Through the U.S. Department of Education Foreign Language and Area Studies Fellowships Program, the center supports students studying Portuguese and K’iche’ Mayan, making Vanderbilt one of the few universities where it’s possible to study the latter.

CLACX has also established a new Student Advisory Board, giving students the opportunity to provide valuable feedback, make connections with one another, shape activities, and ultimately strengthen and solidify the Latinx undergraduate academic community on campus.

Locally, the center has longstanding partnerships with the Frist Art Museum, Cheekwood Estate and Gardens, and Metro Nashville Public Schools, supporting a wide variety of Latin American and Latinx programming with each.

The center also partners closely with ReadWorks, a nonprofit that seeks to improve reading comprehension across the U.S. CLACX has supported a range of projects, including staff and graduate students creating content for their “Article a Day” series for grades 4-8; graduate students translating English language texts into Spanish; and undergraduates creating original Spanish language texts for high-poverty K-8 schools with a large number of English Language Learners. Since the partnership began in 2017, more than 210,244 teachers in 60,032 schools nationwide have used content produced by CLACX.

“Over the last two decades since its designation as a National Resource Center, the center has made a significant impact at the local and national levels through its programming for K-16 educators, students, and the general public,” said Dickins de Girón.

On an international scale, CLACX and the library have intentionally developed a program to amplify the underrepresented voices of Indigenous and Afro-Hispanic populations through preserving and digitizing Vanderbilt’s rare Colombian collections so that they are openly accessible.

Building on 75 years

The Center for Latin American, Caribbean, and Latinx Studies has a long history at Vanderbilt, beginning with the inception of the Institute for Brazilian Studies in the 1940s. The program expanded its focus in the 1960s to include Latin America and was renamed the Center for Latin American Studies. In 2021, the center merged with the Latino and Latina studies program, added the Caribbean as an area of study, and adopted its current name.

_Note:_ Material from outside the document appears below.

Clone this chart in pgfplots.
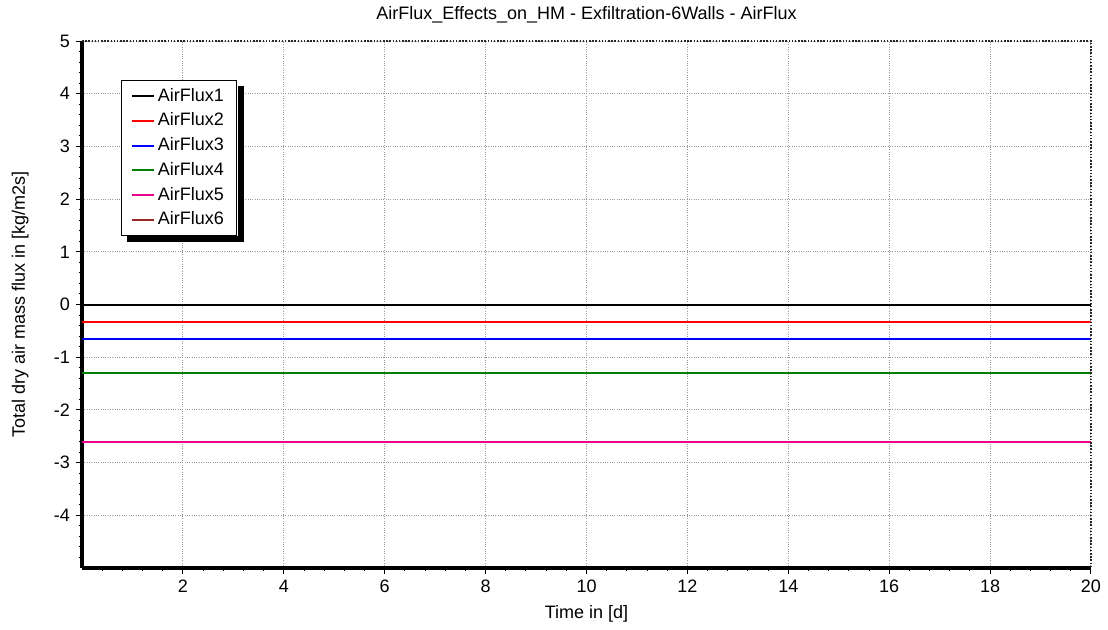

Dickins de Girón was awarded a Sesquicentennial Grant in 2023 to further investigate and document the center’s history. “Somos VU: Bringing Together Student Organizations, Alumni, and the Institutional History of CLACX” will include a digital photo archive and narrative timeline and is expected to be completed this year.

“CLACX’s impact on our campus and on the field more broadly cannot be understated,” said Timothy P. McNamara, interim dean of the College of Arts and Science. “They continue to critically explore new ways to understand, research, and teach Latin American studies, reaching across traditional disciplinary boundaries to broaden our perspectives in critical ways.”

To honor more than 75 years of innovation and impact, CLACX is hosting an event on April 11 to look at the past, present, and future of Latin American and Latinx studies at Vanderbilt and beyond. The event will include a roundtable discussion with faculty, alumni, and current students from 3-4:30 p.m. in the Central Library Community Room, followed by a reception. The event is free and open to the public.